Hubert 'Trilby' Freakes
- Born: Hubert Dainton Freakes 2 February 1914 Durban, Natal, South Africa
- Died: 10 March 1942 (aged 28) RAF Honeybourne, Honeybourne, Worcestershire, England

Rugby union career
- Position: Fullback

Senior career
- Years: Team / Apps / (Points)
- Harlequin

Provincial / State sides
- Years: Team / Apps / (Points)
- Eastern Province

International career
- Years: Team / Apps / (Points)
- 1938–1939: England / 3 / (2)

= Hubert Freakes =

England international rugby union & cricket player

Hubert Dainton 'Trilby' Freakes (2 February 1914 – 10 March 1942) was an English rugby union international. Born and bred in South Africa, he played first-class cricket with Eastern Province before going to England.

==Cricket==
In ten first-class matches from the 1931/32 to 1933/34 Currie Cup seasons, Freakes made 660 runs at 36.66 and took five wickets at 29.00. Three of those were for a representative team called 'The Rest' and he scored a century for them in a match against Transvaal.
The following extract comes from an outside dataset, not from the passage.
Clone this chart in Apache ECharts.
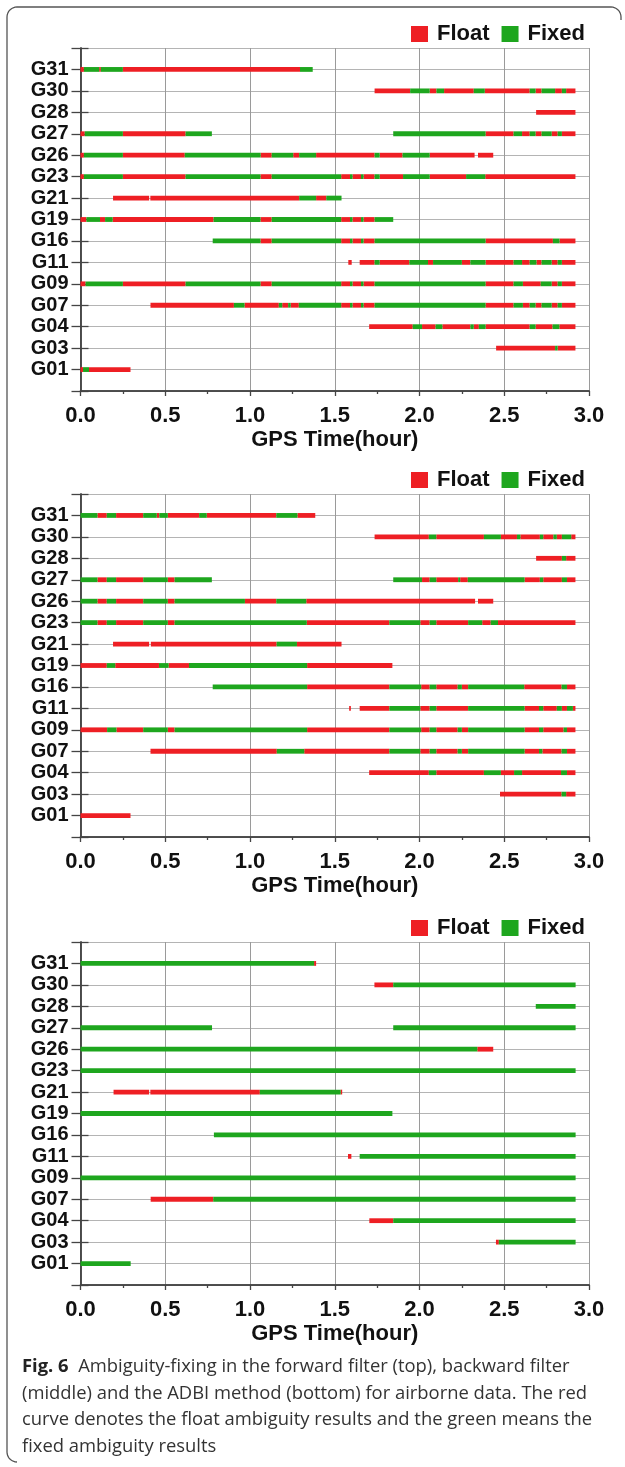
<!DOCTYPE html>
<html>
<head>
<meta charset="utf-8">
<title>Fig. 6 ambiguity fixing</title>
<script src="https://cdn.jsdelivr.net/npm/echarts@6/dist/echarts.min.js"></script>
<style>
  html, body { margin: 0; padding: 0; background: #fff; }
  #chart { width: 625px; height: 1467px; }
</style>
</head>
<body>
<div id="chart"></div>
<script>
// satellites from bottom (row 1) to top (row 15)
var satellites = ['G01', 'G03', 'G04', 'G07', 'G09', 'G11', 'G16', 'G19', 'G21', 'G23', 'G26', 'G27', 'G28', 'G30', 'G31'];
var statusNames = ['Float', 'Fixed'];

// runs: [t0, state, t1, state, t2, ...]  R = float, G = fixed, '-' = no data
var forwardRuns = [
    ['G31', [0, 'R', 0.02, 'G', 0.11, 'R', 0.12, 'G', 0.25, 'R', 1.295, 'G', 1.37]],
    ['G30', [1.735, 'R', 1.945, 'G', 2.06, 'R', 2.10, 'G', 2.145, 'R', 2.32, 'G', 2.385, 'R', 2.65, 'G', 2.685, 'R', 2.72, 'G', 2.80, 'R', 2.84, 'G', 2.865, 'R', 2.92]],
    ['G28', [2.688, 'R', 2.92]],
    ['G27', [0, 'R', 0.025, 'G', 0.25, 'R', 0.62, 'G', 0.775, '-', 1.845, 'G', 2.39, 'R', 2.555, 'G', 2.605, 'R', 2.65, 'G', 2.685, 'R', 2.72, 'G', 2.78, 'R', 2.815, 'G', 2.84, 'R', 2.92]],
    ['G26', [0, 'R', 0.02, 'G', 0.25, 'R', 0.615, 'G', 1.063, 'R', 1.128, 'G', 1.255, 'R', 1.29, 'G', 1.39, 'R', 1.735, 'G', 1.765, 'R', 1.90, 'G', 2.06, 'R', 2.325, '-', 2.345, 'R', 2.435]],
    ['G23', [0, 'R', 0.02, 'G', 0.25, 'R', 0.62, 'G', 1.062, 'R', 1.128, 'G', 1.538, 'R', 1.59, 'G', 1.605, 'R', 1.655, 'G', 1.67, 'R', 1.735, 'G', 1.765, 'R', 1.903, 'G', 2.06, 'R', 2.275, 'G', 2.388, 'R', 2.92]],
    ['G21', [0.192, 'R', 0.405, '-', 0.412, 'R', 1.29, 'G', 1.39, 'R', 1.45, 'G', 1.54]],
    ['G19', [0, 'R', 0.035, 'G', 0.115, 'R', 0.145, 'G', 0.19, 'R', 0.785, 'G', 1.062, 'R', 1.128, 'G', 1.538, 'R', 1.59, 'G', 1.605, 'R', 1.655, 'G', 1.67, 'R', 1.735, 'G', 1.845]],
    ['G16', [0.78, 'G', 1.062, 'R', 1.128, 'G', 1.538, 'R', 1.59, 'G', 1.605, 'R', 1.655, 'G', 1.67, 'R', 1.735, 'G', 2.39, 'R', 2.787, 'G', 2.826, 'R', 2.92]],
    ['G11', [1.58, 'R', 1.60, '-', 1.647, 'R', 1.735, 'G', 1.765, 'R', 1.94, 'G', 2.05, 'R', 2.08, 'G', 2.25, 'R', 2.30, 'G', 2.39, 'R', 2.555, 'G', 2.605, 'R', 2.65, 'G', 2.69, 'R', 2.72, 'G', 2.78, 'R', 2.815, 'G', 2.84, 'R', 2.92]],
    ['G09', [0, 'R', 0.03, 'G', 0.25, 'R', 0.62, 'G', 1.062, 'R', 1.128, 'G', 1.538, 'R', 1.59, 'G', 1.605, 'R', 1.655, 'G', 1.67, 'R', 1.735, 'G', 2.39, 'R', 2.555, 'G', 2.61, 'R', 2.715, 'G', 2.78, 'R', 2.815, 'G', 2.84, 'R', 2.92]],
    ['G07', [0.413, 'R', 0.905, 'G', 0.968, 'R', 1.17, 'G', 1.19, 'R', 1.225, 'G', 1.24, 'R', 1.288, 'G', 1.538, 'R', 1.59, 'G', 1.605, 'R', 1.655, 'G', 1.67, 'R', 1.735, 'G', 2.39, 'R', 2.555, 'G', 2.61, 'R', 2.65, 'G', 2.685, 'R', 2.72, 'G', 2.78, 'R', 2.815, 'G', 2.84, 'R', 2.92]],
    ['G04', [1.703, 'R', 1.96, 'G', 2.015, 'R', 2.095, 'G', 2.135, 'R', 2.30, 'G', 2.32, 'R', 2.35, 'G', 2.39, 'R', 2.65, 'G', 2.685, 'R', 2.785, 'G', 2.825, 'R', 2.92]],
    ['G03', [2.452, 'R', 2.80, 'G', 2.815, 'R', 2.92]],
    ['G01', [0, 'R', 0.015, 'G', 0.05, 'R', 0.295]]
];

var backwardRuns = [
    ['G31', [0, 'G', 0.10, 'R', 0.155, 'G', 0.21, 'R', 0.37, 'G', 0.45, 'R', 0.465, 'G', 0.515, 'R', 0.70, 'G', 0.745, 'R', 1.155, 'G', 1.28, 'R', 1.385]],
    ['G30', [1.735, 'R', 2.055, 'G', 2.099, 'R', 2.38, 'G', 2.48, 'R', 2.575, 'G', 2.595, 'R', 2.71, 'G', 2.73, 'R', 2.79, 'G', 2.81, 'R', 2.84, 'G', 2.895, 'R', 2.92]],
    ['G28', [2.688, 'R', 2.84, 'G', 2.865, 'R', 2.92]],
    ['G27', [0, 'G', 0.10, 'R', 0.155, 'G', 0.21, 'R', 0.37, 'G', 0.515, 'R', 0.555, 'G', 0.775, '-', 1.845, 'G', 2.015, 'R', 2.06, 'G', 2.099, 'R', 2.228, 'G', 2.24, 'R', 2.285, 'G', 2.62, 'R', 2.71, 'G', 2.73, 'R', 2.84, 'G', 2.87, 'R', 2.92]],
    ['G26', [0, 'G', 0.10, 'R', 0.155, 'G', 0.21, 'R', 0.37, 'G', 0.515, 'R', 0.555, 'G', 0.97, 'R', 1.155, 'G', 1.332, 'R', 2.328, '-', 2.345, 'R', 2.435]],
    ['G23', [0, 'G', 0.10, 'R', 0.155, 'G', 0.21, 'R', 0.37, 'G', 0.515, 'R', 0.555, 'G', 1.335, 'R', 1.822, 'G', 2.005, 'R', 2.06, 'G', 2.099, 'R', 2.287, 'G', 2.37, 'R', 2.42, 'G', 2.463, 'R', 2.92]],
    ['G21', [0.192, 'R', 0.405, '-', 0.415, 'R', 1.157, 'G', 1.277, 'R', 1.54]],
    ['G19', [0, 'R', 0.155, 'G', 0.205, 'R', 0.463, 'G', 0.52, 'R', 0.64, 'G', 1.337, 'R', 1.84]],
    ['G16', [0.78, 'G', 1.337, 'R', 1.822, 'G', 2.01, 'R', 2.06, 'G', 2.099, 'R', 2.225, 'G', 2.25, 'R', 2.287, 'G', 2.618, 'R', 2.838, 'G', 2.87, 'R', 2.92]],
    ['G11', [1.585, 'R', 1.595, '-', 1.647, 'R', 1.822, 'G', 2.005, 'R', 2.06, 'G', 2.099, 'R', 2.287, 'G', 2.62, 'R', 2.705, 'G', 2.73, 'R', 2.81, 'G', 2.84, 'R', 2.87, 'G', 2.905, 'R', 2.92]],
    ['G09', [0, 'R', 0.157, 'G', 0.212, 'R', 0.37, 'G', 0.515, 'R', 0.555, 'G', 1.337, 'R', 1.822, 'G', 2.01, 'R', 2.06, 'G', 2.099, 'R', 2.225, 'G', 2.25, 'R', 2.287, 'G', 2.62, 'R', 2.705, 'G', 2.73, 'R', 2.85, 'G', 2.87, 'R', 2.92]],
    ['G07', [0.413, 'R', 1.158, 'G', 1.32, 'R', 1.822, 'G', 2.005, 'R', 2.06, 'G', 2.099, 'R', 2.225, 'G', 2.25, 'R', 2.287, 'G', 2.62, 'R', 2.705, 'G', 2.725, 'R', 2.838, 'G', 2.87, 'R', 2.92]],
    ['G04', [1.703, 'R', 2.055, 'G', 2.099, 'R', 2.38, 'G', 2.48, 'R', 2.558, 'G', 2.605, 'R', 2.835, 'G', 2.87, 'R', 2.92]],
    ['G03', [2.475, 'R', 2.838, 'G', 2.865, 'R', 2.92]],
    ['G01', [0, 'R', 0.295]]
];

var adbiRuns = [
    ['G31', [0, 'G', 1.378, 'R', 1.39]],
    ['G30', [1.734, 'R', 1.845, 'G', 2.921]],
    ['G28', [2.686, 'G', 2.921]],
    ['G27', [0, 'G', 0.776, '-', 1.845, 'G', 2.921]],
    ['G26', [0, 'G', 2.341, 'R', 2.435]],
    ['G23', [0, 'G', 2.921]],
    ['G21', [0.195, 'R', 0.405, '-', 0.412, 'R', 1.058, 'G', 1.535, 'R', 1.542]],
    ['G19', [0, 'G', 1.84]],
    ['G16', [0.787, 'G', 2.921]],
    ['G11', [1.578, 'R', 1.598, '-', 1.647, 'G', 2.921]],
    ['G09', [0, 'G', 2.921]],
    ['G07', [0.414, 'R', 0.783, 'G', 2.921]],
    ['G04', [1.704, 'R', 1.845, 'G', 2.921]],
    ['G03', [2.451, 'R', 2.468, 'G', 2.921]],
    ['G01', [0, 'G', 0.296]]
];

var captionLines = [
    '{b|Fig. 6}  Ambiguity-fixing in the forward filter (top), backward filter',
    '(middle) and the ADBI method (bottom) for airborne data. The red',
    'curve denotes the float ambiguity results and the green means the',
    'fixed ambiguity results'
];

var RED = '#ee1f24';
var GREEN = '#1ea61e';
var FRAME = '#444';
var FONT = '"Liberation Sans", Arial, sans-serif';
var CAPFONT = '"Open Sans", "Noto Sans", sans-serif';

// turn run lists into [start, end, row] items for one state
function segments(runs, state) {
    var out = [];
    runs.forEach(function(r) {
        var row = satellites.indexOf(r[0]) + 1;
        var seq = r[1];
        for (var i = 1; i < seq.length; i += 2) {
            if (seq[i] === state) out.push([seq[i - 1], seq[i + 1], row]);
        }
    });
    return out;
}

function renderRun(params, api) {
    var a = api.coord([api.value(0), api.value(2)]);
    var b = api.coord([api.value(1), api.value(2)]);
    var h = 4.8;
    return {
        type: 'rect',
        shape: { x: a[0], y: a[1] - h / 2, width: Math.max(b[0] - a[0], 1.5), height: h },
        style: { fill: api.visual('color') }
    };
}

// quarter circle points for the frame corners
function corner(cx, cy, r, a0, a1) {
    var pts = [];
    for (var k = 0; k <= 8; k++) {
        var a = (a0 + (a1 - a0) * k / 8) * Math.PI / 180;
        pts.push([cx + r * Math.cos(a), cy + r * Math.sin(a)]);
    }
    return pts;
}

var panels = [forwardRuns, backwardRuns, adbiRuns];
var gridTops = [48, 494, 942];
var legendTops = [18, 464, 912];

var option = {
    backgroundColor: '#fff',
    animation: false,
    grid: [],
    xAxis: [],
    yAxis: [],
    legend: [],
    series: [],
    graphic: []
};

panels.forEach(function(runs, p) {
    option.grid.push({ left: 80.5, right: 36, top: gridTops[p], height: 343 });

    option.xAxis.push({
        type: 'value', gridIndex: p, position: 'bottom',
        min: 0, max: 3, interval: 0.5,
        name: 'GPS Time(hour)', nameLocation: 'middle', nameGap: 38,
        nameTextStyle: { fontFamily: FONT, fontWeight: 'bold', fontSize: 22, color: '#111' },
        axisLine: { show: true, lineStyle: { color: FRAME, width: 1.5 } },
        axisTick: { show: true, length: 5, lineStyle: { color: FRAME, width: 1.3 } },
        minorTick: { show: true, splitNumber: 2, length: 3, lineStyle: { color: FRAME, width: 1.3 } },
        axisLabel: {
            margin: 14, fontFamily: FONT, fontWeight: 'bold', fontSize: 22, color: '#111',
            formatter: function(v) { return v.toFixed(1); }
        },
        splitLine: { show: true, lineStyle: { color: '#9a9a9a', width: 1 } }
    });
    option.xAxis.push({
        type: 'value', gridIndex: p, position: 'top', min: 0, max: 3, interval: 0.5,
        axisLine: { show: true, lineStyle: { color: FRAME, width: 1.5 } },
        axisTick: { show: false }, axisLabel: { show: false }, splitLine: { show: false }
    });

    option.yAxis.push({
        type: 'value', gridIndex: p, position: 'left', min: 0, max: 16, interval: 1,
        axisLine: { show: true, lineStyle: { color: FRAME, width: 1.5 } },
        axisTick: { show: true, length: 9, lineStyle: { color: FRAME, width: 1.3 } },
        axisLabel: {
            margin: 12, fontFamily: FONT, fontWeight: 'bold', fontSize: 20, color: '#111',
            formatter: function(v) { return satellites[v - 1] || ''; }
        },
        splitLine: { show: true, lineStyle: { color: '#b4b4b4', width: 1 } }
    });
    option.yAxis.push({
        type: 'value', gridIndex: p, position: 'right', min: 0, max: 16, interval: 1,
        axisLine: { show: true, lineStyle: { color: FRAME, width: 1.5 } },
        axisTick: { show: true, length: 8, lineStyle: { color: FRAME, width: 1.3 } },
        axisLabel: { show: false }, splitLine: { show: false }
    });

    option.legend.push({
        data: statusNames, right: 35, top: legendTops[p], icon: 'rect',
        itemWidth: 17, itemHeight: 16, itemGap: 12, selectedMode: false,
        textStyle: { fontFamily: FONT, fontWeight: 'bold', fontSize: 22, color: '#111', padding: [0, 0, 0, 4] }
    });

    [['Float', 'R', RED], ['Fixed', 'G', GREEN]].forEach(function(s) {
        option.series.push({
            type: 'custom', name: s[0],
            xAxisIndex: 2 * p, yAxisIndex: 2 * p,
            renderItem: renderRun,
            itemStyle: { color: s[2] },
            encode: { x: [0, 1], y: 2 },
            data: segments(runs, s[1]),
            z: 5
        });
    });
});

// outer frame: top edge, left edge and the corner stubs
var framePts = [[621, 20]]
    .concat(corner(611, 17, 10, 0, -90))
    .concat(corner(17, 17, 10, -90, -180))
    .concat(corner(17, 1452, 10, 180, 90));
option.graphic.push({
    type: 'polyline',
    shape: { points: framePts },
    style: { fill: null, stroke: '#555', lineWidth: 1.3 }
});

var captionY = [1367, 1393.5, 1420, 1446.5];
captionLines.forEach(function(line, i) {
    option.graphic.push({
        type: 'text', x: 22, y: captionY[i],
        style: {
            text: line, fill: '#333', fontFamily: CAPFONT, fontSize: 18.4,
            verticalAlign: 'middle',
            rich: { b: { fontWeight: 'bold', fontFamily: CAPFONT, fontSize: 18.4, fill: '#222' } }
        }
    });
});

var myChart = echarts.init(document.getElementById('chart'));
myChart.setOption(option);
</script>
</body>
</html>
An opening batsman, he scored two other hundreds, 122 not out versus Natal and 111 against Western Province. His 122* was scored when he was aged just 17 years and 10 months old.

==Rugby career==
Freakes came to England in 1936 to study at Oxford's Magdalen College, on a Rhodes scholarship. It was there that he earned his nickname 'Trilby' and he captained the university at the 1938/39 Varsity fixtures. He was capped three times for the England national side, the first of which came against Wales at Cardiff in January 1938 when he kicked a conversion. His other two caps came the following year, also in Four Nations games and England would go on to finish joint Champions. Freakes played club rugby for Harlequin during his career and had spent time at Eastern Province back when he was in South Africa.

==Military and death==
Just before the outbreak of war, Freakes joined the Royal Air Force Volunteer Reserve and in 1941 was promoted to Flying Officer. He was attached to The Royal Air Forces Ferry Command which delivered new aircraft from the factories in Canada and the United States to British air bases. Freakes was killed on 10 March 1942 when one of their bombers span into the ground and crashed at Worcestershire's Honeybourne airfield.